-- Start --

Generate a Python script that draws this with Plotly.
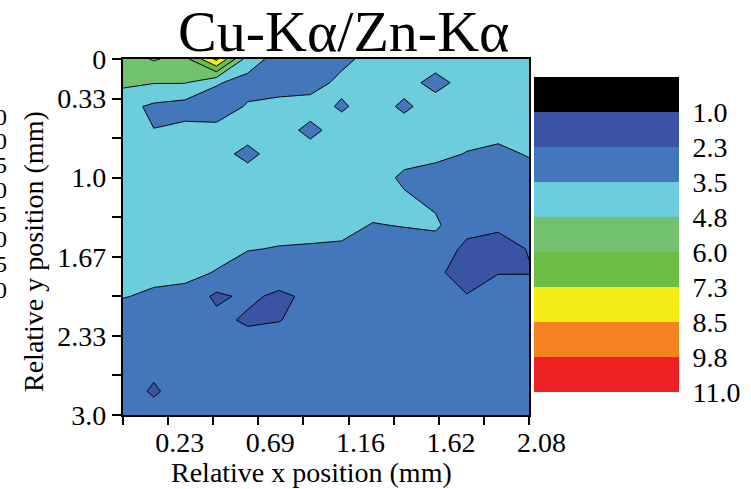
import plotly.graph_objects as go

W, H = 751, 489

# Scan grid positions (mm)
x_mm = [0.00, 0.16, 0.32, 0.48, 0.64, 0.80, 0.96, 1.12, 1.28, 1.44, 1.60, 1.76, 1.92, 2.08]
y_mm = [0.0, 0.2, 0.4, 0.6, 0.8, 1.0, 1.2, 1.4, 1.6, 1.8, 2.0, 2.2, 2.4, 2.6, 2.8, 3.0]

# Cu-Ka / Zn-Ka intensity ratio, one row per y position
ratio = [
    [5.4, 6.1, 5.6, 8.8, 4.1, 3.0, 2.9, 3.2, 3.9, 4.0, 4.0, 4.0, 4.0, 4.0],
    [5.0, 4.8, 4.8, 3.6, 3.1, 2.9, 3.0, 3.8, 3.9, 3.9, 3.15, 3.9, 4.0, 4.0],
    [3.9, 3.28, 3.0, 2.9, 3.6, 3.9, 4.0, 3.35, 4.0, 3.3, 4.0, 4.0, 4.0, 4.0],
    [3.8, 3.52, 3.8, 3.8, 4.0, 4.0, 3.2, 4.0, 4.0, 4.0, 4.0, 3.9, 3.9, 3.8],
    [3.8, 3.9, 4.0, 3.9, 3.2, 4.0, 4.0, 4.0, 4.0, 3.9, 3.8, 3.45, 3.2, 3.6],
    [3.9, 4.0, 4.1, 4.0, 4.0, 4.1, 4.0, 4.0, 4.0, 3.3, 3.0, 3.0, 3.0, 3.0],
    [3.9, 4.0, 4.0, 4.0, 4.0, 4.0, 4.0, 4.0, 3.9, 3.7, 3.3, 2.9, 2.9, 2.9],
    [3.9, 3.95, 4.0, 3.9, 3.85, 3.85, 3.85, 3.8, 3.45, 3.55, 3.7, 2.6, 2.4, 2.8],
    [3.85, 3.9, 3.9, 3.8, 3.55, 3.45, 3.4, 3.35, 3.0, 3.0, 2.9, 2.0, 1.9, 2.3],
    [3.8, 3.75, 3.75, 3.45, 3.0, 3.0, 3.0, 3.0, 2.9, 2.9, 2.45, 1.8, 2.2, 2.2],
    [3.55, 3.35, 3.2, 2.0, 2.5, 2.0, 2.5, 2.9, 2.9, 2.9, 2.7, 2.3, 2.9, 2.9],
    [3.0, 3.0, 2.9, 2.6, 2.05, 2.2, 2.7, 2.9, 3.0, 2.9, 2.9, 2.8, 3.0, 3.0],
    [2.9, 2.8, 2.9, 2.9, 2.8, 2.9, 3.0, 3.0, 3.0, 3.0, 3.0, 3.0, 3.0, 3.0],
    [2.9, 2.5, 2.8, 3.0, 2.9, 3.0, 3.0, 3.0, 2.9, 2.9, 3.0, 2.9, 3.0, 3.0],
    [2.8, 2.1, 2.8, 2.9, 3.0, 2.9, 2.9, 3.0, 3.0, 3.0, 3.0, 3.0, 2.9, 3.0],
    [2.9, 2.7, 2.9, 2.9, 2.9, 3.0, 3.0, 3.0, 3.0, 3.0, 3.0, 3.0, 3.0, 3.0],
]

# Contour levels and the limits of the colour scale
levels = [1.0, 2.25, 3.5, 4.75, 6.0, 7.25, 8.5, 9.75]
scale_low, scale_high = -0.25, 11.0
band_colors = ["#000000", "#3A53A4", "#4376BB", "#6CCDDC", "#71C16E",
               "#6CBD45", "#F5EB16", "#F58220", "#ED2124"]

x_ticklabels = ["", "0.23", "", "0.69", "", "1.16", "", "1.62", "", "2.08"]
y_ticklabels = ["0", "0.33", "", "1.0", "", "1.67", "", "2.33", "", "3.0"]
x_ticks = [i * x_mm[-1] / (len(x_ticklabels) - 1) for i in range(len(x_ticklabels))]
y_ticks = [i * y_mm[-1] / (len(y_ticklabels) - 1) for i in range(len(y_ticklabels))]

# Neighbouring scale labels at the left edge
side_labels = ["1.0", "2.0", "2.5", "3.0", "3.5", "4.0", "4.5", "5.0"]
side_label_y = [117, 141, 165, 190, 214, 239, 264, 290]

FONT = "Liberation Serif"
LABEL_SIZE = 28
n_bands = len(band_colors)
scale = [[k / (n_bands - 1), c] for k, c in enumerate(band_colors)]
edges = [scale_low] + levels + [scale_high]
mids = [(a + b) / 2 for a, b in zip(edges[:-1], edges[1:])]

fig = go.Figure()
fig.add_trace(go.Contour(
    x=x_mm, y=y_mm, z=ratio,
    autocontour=False,
    contours=dict(start=levels[0], end=levels[-1], size=levels[1] - levels[0],
                  coloring="fill", showlines=True),
    line=dict(color="black", width=1, smoothing=0),
    colorscale=scale, showscale=False, hoverinfo="skip",
    xaxis="x", yaxis="y",
))

# Colour key drawn as a one-column heatmap of the bands
fig.add_trace(go.Heatmap(
    x=[0, 1], y=edges, z=[[m] for m in mids],
    colorscale=scale, zmin=mids[0], zmax=mids[-1],
    showscale=False, hoverinfo="skip", xaxis="x2", yaxis="y2",
))

axis_common = dict(
    showline=True, linecolor="black", linewidth=1.5, mirror=True,
    ticks="outside", tickcolor="black", tickwidth=1.5,
    showgrid=False, zeroline=False, automargin=False,
    tickfont=dict(family=FONT, size=LABEL_SIZE, color="black"),
    tickmode="array",
)

annotations = [
    dict(text="Cu-K\u03b1/Zn-K\u03b1", x=343 / W, y=1 - 32 / H, xref="paper", yref="paper",
         xanchor="center", yanchor="middle", showarrow=False,
         font=dict(family=FONT, size=58, color="black")),
    dict(text="Relative x position (mm)", x=311 / W, y=1 - 472 / H, xref="paper", yref="paper",
         xanchor="center", yanchor="middle", showarrow=False,
         font=dict(family=FONT, size=LABEL_SIZE, color="black")),
    dict(text="Relative y position (mm)", x=33 / W, y=1 - 252 / H, xref="paper", yref="paper",
         xanchor="center", yanchor="middle", showarrow=False, textangle=-90,
         font=dict(family=FONT, size=LABEL_SIZE, color="black")),
]
for txt, py in zip(side_labels, side_label_y):
    annotations.append(dict(text=txt, x=9 / W, y=1 - py / H, xref="paper", yref="paper",
                            xanchor="right", yanchor="middle", showarrow=False,
                            font=dict(family=FONT, size=24, color="black")))

fig.update_layout(
    width=W, height=H,
    margin=dict(l=0, r=0, t=0, b=0, autoexpand=False),
    paper_bgcolor="white", plot_bgcolor="white",
    showlegend=False,
    font=dict(family=FONT, size=LABEL_SIZE, color="black"),
    xaxis=dict(axis_common, domain=[122.5 / W, 529.4 / W], range=[x_mm[0], x_mm[-1]],
               tickvals=x_ticks, ticktext=x_ticklabels, ticklen=8, anchor="y",
               ticklabelshift=12, ticklabelstandoff=-6),
    yaxis=dict(axis_common, domain=[1 - 415 / H, 1 - 59 / H], range=[y_mm[-1], y_mm[0]],
               tickvals=y_ticks, ticktext=y_ticklabels, ticklen=9, anchor="x"),
    xaxis2=dict(domain=[534 / W, 679 / W], range=[0, 1], visible=False, anchor="y2",
                automargin=False),
    yaxis2=dict(domain=[1 - 392 / H, 1 - 77 / H], range=[scale_high, scale_low],
                side="right", anchor="x2", tickmode="array", tickvals=edges[1:],
                tickformat=".1f", ticks="outside", ticklen=7, automargin=False,
                tickcolor="rgba(0,0,0,0)", showline=False, showgrid=False, zeroline=False,
                tickfont=dict(family=FONT, size=LABEL_SIZE, color="black")),
    annotations=annotations,
)

fig.write_html("out.html")
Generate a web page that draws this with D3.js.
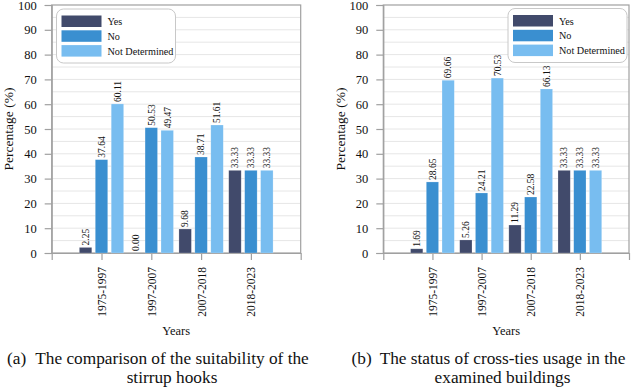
<!DOCTYPE html>
<html>
<head>
<meta charset="utf-8">
<script src="https://cdn.jsdelivr.net/npm/d3@7"></script>
<style>
  body { margin: 0; background: #fff; }
  svg, svg text { font-family: "Liberation Serif", "Times New Roman", Times, serif !important; }
</style>
</head>
<body>
<svg id="chart" width="633" height="389"></svg>
<script>
// categories and series
var years = ["1975-1997", "1997-2007", "2007-2018", "2018-2023"];
var seriesNames = ["Yes", "No", "Not Determined"];
var colors = ["#414a6b", "#3a8fd0", "#78bdf0"];

// (a) stirrup hooks
var hooksYes = [2.25, 0.00, 9.68, 33.33];
var hooksNo = [37.64, 50.53, 38.71, 33.33];
var hooksND = [60.11, 49.47, 51.61, 33.33];

// (b) cross-ties
var tiesYes = [1.69, 5.26, 11.29, 33.33];
var tiesNo = [28.65, 24.21, 22.58, 33.33];
var tiesND = [69.66, 70.53, 66.13, 33.33];

var yTicks = [0, 10, 20, 30, 40, 50, 60, 70, 80, 90, 100];

var svg = d3.select("#chart");

function drawPanel(opt, series) {
  var x = d3.scaleLinear().domain([0, years.length + 1]).range([opt.left, opt.right]);
  var y = d3.scaleLinear().domain([0, 100]).range([opt.bottom, opt.top]);
  var unit = x(1) - x(0);
  var barW = unit * 0.25, step = unit * 0.32;

  var g = svg.append("g");

  // grid every 5
  g.selectAll("line.grid")
    .data(d3.range(5, 100, 5))
    .enter().append("line")
      .attr("x1", opt.left).attr("x2", opt.right)
      .attr("y1", function(d) { return y(d); })
      .attr("y2", function(d) { return y(d); })
      .attr("stroke", "#e6e6e6").attr("stroke-width", 1);

  // frame
  g.append("rect")
    .attr("x", opt.left).attr("y", opt.top)
    .attr("width", opt.right - opt.left).attr("height", opt.bottom - opt.top)
    .attr("fill", "none").attr("stroke", "#a0a0a0").attr("stroke-width", 1.2);

  // y axis
  var yAxis = g.append("g")
    .attr("transform", "translate(" + opt.left + ",0)")
    .call(d3.axisLeft(y).tickValues(yTicks).tickSize(7).tickPadding(8));
  yAxis.attr("font-family", null);
  yAxis.select(".domain").attr("stroke", "#a0a0a0").attr("stroke-width", 1.2);
  yAxis.selectAll(".tick line").attr("stroke", "#a0a0a0").attr("stroke-width", 1.2);
  yAxis.selectAll("text").attr("font-size", 12.5).attr("fill", "#111");

  // x axis
  var xAxis = g.append("g")
    .attr("transform", "translate(0," + opt.bottom + ")")
    .call(d3.axisBottom(x).tickValues(d3.range(1, years.length + 1))
      .tickFormat(function(d) { return years[d - 1]; }).tickSize(7).tickPadding(0));
  xAxis.attr("font-family", null);
  xAxis.select(".domain").attr("stroke", "#a0a0a0").attr("stroke-width", 1.2);
  xAxis.selectAll(".tick line").attr("stroke", "#a0a0a0").attr("stroke-width", 1.2);
  xAxis.selectAll("text")
    .attr("font-size", 11.5).attr("fill", "#111")
    .attr("text-anchor", "end")
    .attr("transform", "translate(0,14) rotate(-90)")
    .attr("x", 0).attr("y", 0).attr("dy", "0.35em");

  // bars
  series.forEach(function(vals, s) {
    var off = (s - 1) * step;
    var bars = g.append("g");
    bars.selectAll("rect")
      .data(vals)
      .enter().append("rect")
        .attr("x", function(d, i) { return x(i + 1) + off - barW / 2; })
        .attr("y", function(d) { return y(d); })
        .attr("width", barW)
        .attr("height", function(d) { return y(0) - y(d); })
        .attr("fill", colors[s])
        .attr("stroke", "#ffffff").attr("stroke-opacity", 0.35).attr("stroke-width", 0.6);
    bars.selectAll("text")
      .data(vals)
      .enter().append("text")
        .attr("transform", function(d, i) {
          return "translate(" + (x(i + 1) + off) + "," + (y(d) - 2) + ") rotate(-90)";
        })
        .attr("dy", "0.35em")
        .attr("font-size", 9.5).attr("fill", "#111")
        .text(function(d) { return d.toFixed(2); });
  });

  // axis titles
  svg.append("text")
    .attr("transform", "translate(" + (opt.left - 43) + "," + ((opt.top + opt.bottom) / 2) + ") rotate(-90)")
    .attr("text-anchor", "middle").attr("dy", "0.35em")
    .attr("font-size", 13.5).attr("fill", "#111")
    .text("Percentage (%)");
  svg.append("text")
    .attr("x", (opt.left + opt.right) / 2).attr("y", 335)
    .attr("text-anchor", "middle")
    .attr("font-size", 12.5).attr("fill", "#111")
    .text("Years");

  // legend
  var lg = svg.append("g").attr("transform", "translate(" + opt.legX + "," + opt.legY + ")");
  lg.append("rect")
    .attr("width", 119).attr("height", 54).attr("rx", 7)
    .attr("fill", "#fff").attr("stroke", "#c8c8c8").attr("stroke-width", 1);
  seriesNames.forEach(function(name, s) {
    lg.append("rect")
      .attr("x", 5).attr("y", 6.5 + s * 14.8)
      .attr("width", 40).attr("height", 11.5)
      .attr("fill", colors[s]);
    lg.append("text")
      .attr("x", 51).attr("y", 12.5 + s * 14.8).attr("dy", "0.35em")
      .attr("font-size", 10.2).attr("fill", "#111")
      .text(name);
  });

  // caption
  var cap = svg.append("g").attr("font-size", 17.3).attr("fill", "#111");
  cap.append("text").attr("x", opt.capLabelX).attr("y", 364).text(opt.capLabel);
  cap.append("text").attr("x", opt.capX).attr("y", 364).attr("text-anchor", "middle").text(opt.cap1);
  cap.append("text").attr("x", opt.capX).attr("y", 383).attr("text-anchor", "middle").text(opt.cap2);
}

drawPanel({
  left: 51.7, right: 300.7, top: 5, bottom: 253,
  legX: 56.5, legY: 9,
  capLabel: "(a)", capLabelX: 7, capX: 172,
  cap1: "The comparison of the suitability of the", cap2: "stirrup hooks"
}, [hooksYes, hooksNo, hooksND]);

drawPanel({
  left: 383.3, right: 629, top: 5, bottom: 253,
  legX: 508, legY: 8.5,
  capLabel: "(b)", capLabelX: 351.5, capX: 502.5,
  cap1: "The status of cross-ties usage in the", cap2: "examined buildings"
}, [tiesYes, tiesNo, tiesND]);
</script>
</body>
</html>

-- End --

Write out again exactly the lines from the start of the data above through the line containing "W, H = 751, 489", inclusive, excluding any pictures.

Generate a Python script that draws this with Plotly.
import plotly.graph_objects as go

W, H = 751, 489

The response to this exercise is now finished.